■ **COLLECTED MATERIAL**:
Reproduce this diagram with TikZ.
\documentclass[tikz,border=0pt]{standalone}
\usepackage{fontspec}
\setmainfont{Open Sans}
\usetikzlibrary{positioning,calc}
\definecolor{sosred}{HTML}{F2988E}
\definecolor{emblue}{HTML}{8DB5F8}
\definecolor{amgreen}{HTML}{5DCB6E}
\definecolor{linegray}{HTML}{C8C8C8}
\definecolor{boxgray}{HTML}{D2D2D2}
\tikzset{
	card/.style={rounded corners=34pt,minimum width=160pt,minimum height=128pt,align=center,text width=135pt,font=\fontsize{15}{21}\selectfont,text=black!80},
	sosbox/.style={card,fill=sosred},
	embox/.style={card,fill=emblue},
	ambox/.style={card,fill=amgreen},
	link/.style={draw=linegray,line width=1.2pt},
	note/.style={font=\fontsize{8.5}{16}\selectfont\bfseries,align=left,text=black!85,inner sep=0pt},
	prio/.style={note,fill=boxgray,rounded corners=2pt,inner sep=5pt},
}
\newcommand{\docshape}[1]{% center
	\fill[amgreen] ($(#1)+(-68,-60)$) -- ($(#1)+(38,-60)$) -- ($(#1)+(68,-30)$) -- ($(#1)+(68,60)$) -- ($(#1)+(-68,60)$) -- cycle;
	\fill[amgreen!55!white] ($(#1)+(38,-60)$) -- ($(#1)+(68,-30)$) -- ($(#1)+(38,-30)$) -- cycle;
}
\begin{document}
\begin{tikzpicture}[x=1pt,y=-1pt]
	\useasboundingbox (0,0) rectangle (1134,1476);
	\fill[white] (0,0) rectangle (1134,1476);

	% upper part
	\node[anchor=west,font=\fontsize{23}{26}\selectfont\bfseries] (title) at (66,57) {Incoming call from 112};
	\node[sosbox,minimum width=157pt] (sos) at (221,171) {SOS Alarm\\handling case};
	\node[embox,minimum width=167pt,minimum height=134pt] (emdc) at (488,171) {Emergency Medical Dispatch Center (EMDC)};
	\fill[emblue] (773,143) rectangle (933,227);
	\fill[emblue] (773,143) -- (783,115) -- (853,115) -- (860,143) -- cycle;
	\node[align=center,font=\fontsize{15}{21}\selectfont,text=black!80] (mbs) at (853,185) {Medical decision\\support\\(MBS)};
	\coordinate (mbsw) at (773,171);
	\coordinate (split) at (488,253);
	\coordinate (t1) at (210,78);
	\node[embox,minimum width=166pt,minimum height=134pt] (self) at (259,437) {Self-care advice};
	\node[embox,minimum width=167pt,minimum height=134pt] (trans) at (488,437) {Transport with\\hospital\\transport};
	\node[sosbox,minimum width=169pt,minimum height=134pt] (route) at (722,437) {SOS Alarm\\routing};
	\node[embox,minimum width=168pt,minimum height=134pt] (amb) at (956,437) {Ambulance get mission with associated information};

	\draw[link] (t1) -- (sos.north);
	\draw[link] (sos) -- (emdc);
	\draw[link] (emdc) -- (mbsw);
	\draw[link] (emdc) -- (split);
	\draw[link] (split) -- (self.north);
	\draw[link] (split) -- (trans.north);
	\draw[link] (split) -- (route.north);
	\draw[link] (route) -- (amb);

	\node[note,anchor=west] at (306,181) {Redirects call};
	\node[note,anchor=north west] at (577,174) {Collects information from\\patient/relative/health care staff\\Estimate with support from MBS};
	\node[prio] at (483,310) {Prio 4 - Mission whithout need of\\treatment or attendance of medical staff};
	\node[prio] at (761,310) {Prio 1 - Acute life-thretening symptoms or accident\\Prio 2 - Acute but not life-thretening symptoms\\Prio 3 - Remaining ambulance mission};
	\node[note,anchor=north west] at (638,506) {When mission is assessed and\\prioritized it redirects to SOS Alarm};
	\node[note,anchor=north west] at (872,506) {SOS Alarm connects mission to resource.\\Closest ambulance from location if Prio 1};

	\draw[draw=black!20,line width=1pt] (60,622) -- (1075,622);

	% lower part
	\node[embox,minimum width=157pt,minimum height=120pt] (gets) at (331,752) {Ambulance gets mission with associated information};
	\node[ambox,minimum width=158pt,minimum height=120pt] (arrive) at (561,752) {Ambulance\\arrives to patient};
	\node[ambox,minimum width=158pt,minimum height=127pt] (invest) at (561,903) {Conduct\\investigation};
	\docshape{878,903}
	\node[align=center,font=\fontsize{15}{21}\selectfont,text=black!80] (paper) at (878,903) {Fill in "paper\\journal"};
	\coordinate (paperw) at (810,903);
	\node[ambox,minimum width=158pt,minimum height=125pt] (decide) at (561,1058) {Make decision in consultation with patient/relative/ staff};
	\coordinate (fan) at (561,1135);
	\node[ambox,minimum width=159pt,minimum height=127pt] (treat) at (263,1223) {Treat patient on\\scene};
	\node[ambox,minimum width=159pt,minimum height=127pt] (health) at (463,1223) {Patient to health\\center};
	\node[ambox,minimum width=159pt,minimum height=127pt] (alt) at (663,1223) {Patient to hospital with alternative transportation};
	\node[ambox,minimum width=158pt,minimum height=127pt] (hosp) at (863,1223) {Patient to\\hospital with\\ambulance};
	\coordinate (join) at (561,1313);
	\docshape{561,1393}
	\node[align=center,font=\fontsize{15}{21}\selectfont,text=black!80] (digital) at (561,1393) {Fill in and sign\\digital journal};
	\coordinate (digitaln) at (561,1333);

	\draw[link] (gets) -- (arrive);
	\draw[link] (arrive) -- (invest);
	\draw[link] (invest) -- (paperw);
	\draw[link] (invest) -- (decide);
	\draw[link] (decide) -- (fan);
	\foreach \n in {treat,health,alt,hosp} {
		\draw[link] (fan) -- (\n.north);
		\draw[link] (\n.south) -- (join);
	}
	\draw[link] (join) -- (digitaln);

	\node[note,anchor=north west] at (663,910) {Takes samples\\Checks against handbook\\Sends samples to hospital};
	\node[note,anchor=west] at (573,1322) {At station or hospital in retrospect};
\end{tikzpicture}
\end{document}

■ **TO BE DONE**: Retype the listing exactly, in full.

■ **EXERCISE RESULT**:
Reproduce this diagram with TikZ.
\documentclass[tikz,border=0pt]{standalone}
\usepackage{fontspec}
\setmainfont{Open Sans}
\usetikzlibrary{positioning,calc}
\definecolor{sosred}{HTML}{F2988E}
\definecolor{emblue}{HTML}{8DB5F8}
\definecolor{amgreen}{HTML}{5DCB6E}
\definecolor{linegray}{HTML}{C8C8C8}
\definecolor{boxgray}{HTML}{D2D2D2}
\tikzset{
	card/.style={rounded corners=34pt,minimum width=160pt,minimum height=128pt,align=center,text width=135pt,font=\fontsize{15}{21}\selectfont,text=black!80},
	sosbox/.style={card,fill=sosred},
	embox/.style={card,fill=emblue},
	ambox/.style={card,fill=amgreen},
	link/.style={draw=linegray,line width=1.2pt},
	note/.style={font=\fontsize{8.5}{16}\selectfont\bfseries,align=left,text=black!85,inner sep=0pt},
	prio/.style={note,fill=boxgray,rounded corners=2pt,inner sep=5pt},
}
\newcommand{\docshape}[1]{% center
	\fill[amgreen] ($(#1)+(-68,-60)$) -- ($(#1)+(38,-60)$) -- ($(#1)+(68,-30)$) -- ($(#1)+(68,60)$) -- ($(#1)+(-68,60)$) -- cycle;
	\fill[amgreen!55!white] ($(#1)+(38,-60)$) -- ($(#1)+(68,-30)$) -- ($(#1)+(38,-30)$) -- cycle;
}
\begin{document}
\begin{tikzpicture}[x=1pt,y=-1pt]
	\useasboundingbox (0,0) rectangle (1134,1476);
	\fill[white] (0,0) rectangle (1134,1476);

	% upper part
	\node[anchor=west,font=\fontsize{23}{26}\selectfont\bfseries] (title) at (66,57) {Incoming call from 112};
	\node[sosbox,minimum width=157pt] (sos) at (221,171) {SOS Alarm\\handling case};
	\node[embox,minimum width=167pt,minimum height=134pt] (emdc) at (488,171) {Emergency Medical Dispatch Center (EMDC)};
	\fill[emblue] (773,143) rectangle (933,227);
	\fill[emblue] (773,143) -- (783,115) -- (853,115) -- (860,143) -- cycle;
	\node[align=center,font=\fontsize{15}{21}\selectfont,text=black!80] (mbs) at (853,185) {Medical decision\\support\\(MBS)};
	\coordinate (mbsw) at (773,171);
	\coordinate (split) at (488,253);
	\coordinate (t1) at (210,78);
	\node[embox,minimum width=166pt,minimum height=134pt] (self) at (259,437) {Self-care advice};
	\node[embox,minimum width=167pt,minimum height=134pt] (trans) at (488,437) {Transport with\\hospital\\transport};
	\node[sosbox,minimum width=169pt,minimum height=134pt] (route) at (722,437) {SOS Alarm\\routing};
	\node[embox,minimum width=168pt,minimum height=134pt] (amb) at (956,437) {Ambulance get mission with associated information};

	\draw[link] (t1) -- (sos.north);
	\draw[link] (sos) -- (emdc);
	\draw[link] (emdc) -- (mbsw);
	\draw[link] (emdc) -- (split);
	\draw[link] (split) -- (self.north);
	\draw[link] (split) -- (trans.north);
	\draw[link] (split) -- (route.north);
	\draw[link] (route) -- (amb);

	\node[note,anchor=west] at (306,181) {Redirects call};
	\node[note,anchor=north west] at (577,174) {Collects information from\\patient/relative/health care staff\\Estimate with support from MBS};
	\node[prio] at (483,310) {Prio 4 - Mission whithout need of\\treatment or attendance of medical staff};
	\node[prio] at (761,310) {Prio 1 - Acute life-thretening symptoms or accident\\Prio 2 - Acute but not life-thretening symptoms\\Prio 3 - Remaining ambulance mission};
	\node[note,anchor=north west] at (638,506) {When mission is assessed and\\prioritized it redirects to SOS Alarm};
	\node[note,anchor=north west] at (872,506) {SOS Alarm connects mission to resource.\\Closest ambulance from location if Prio 1};

	\draw[draw=black!20,line width=1pt] (60,622) -- (1075,622);

	% lower part
	\node[embox,minimum width=157pt,minimum height=120pt] (gets) at (331,752) {Ambulance gets mission with associated information};
	\node[ambox,minimum width=158pt,minimum height=120pt] (arrive) at (561,752) {Ambulance\\arrives to patient};
	\node[ambox,minimum width=158pt,minimum height=127pt] (invest) at (561,903) {Conduct\\investigation};
	\docshape{878,903}
	\node[align=center,font=\fontsize{15}{21}\selectfont,text=black!80] (paper) at (878,903) {Fill in "paper\\journal"};
	\coordinate (paperw) at (810,903);
	\node[ambox,minimum width=158pt,minimum height=125pt] (decide) at (561,1058) {Make decision in consultation with patient/relative/ staff};
	\coordinate (fan) at (561,1135);
	\node[ambox,minimum width=159pt,minimum height=127pt] (treat) at (263,1223) {Treat patient on\\scene};
	\node[ambox,minimum width=159pt,minimum height=127pt] (health) at (463,1223) {Patient to health\\center};
	\node[ambox,minimum width=159pt,minimum height=127pt] (alt) at (663,1223) {Patient to hospital with alternative transportation};
	\node[ambox,minimum width=158pt,minimum height=127pt] (hosp) at (863,1223) {Patient to\\hospital with\\ambulance};
	\coordinate (join) at (561,1313);
	\docshape{561,1393}
	\node[align=center,font=\fontsize{15}{21}\selectfont,text=black!80] (digital) at (561,1393) {Fill in and sign\\digital journal};
	\coordinate (digitaln) at (561,1333);

	\draw[link] (gets) -- (arrive);
	\draw[link] (arrive) -- (invest);
	\draw[link] (invest) -- (paperw);
	\draw[link] (invest) -- (decide);
	\draw[link] (decide) -- (fan);
	\foreach \n in {treat,health,alt,hosp} {
		\draw[link] (fan) -- (\n.north);
		\draw[link] (\n.south) -- (join);
	}
	\draw[link] (join) -- (digitaln);

	\node[note,anchor=north west] at (663,910) {Takes samples\\Checks against handbook\\Sends samples to hospital};
	\node[note,anchor=west] at (573,1322) {At station or hospital in retrospect};
\end{tikzpicture}
\end{document}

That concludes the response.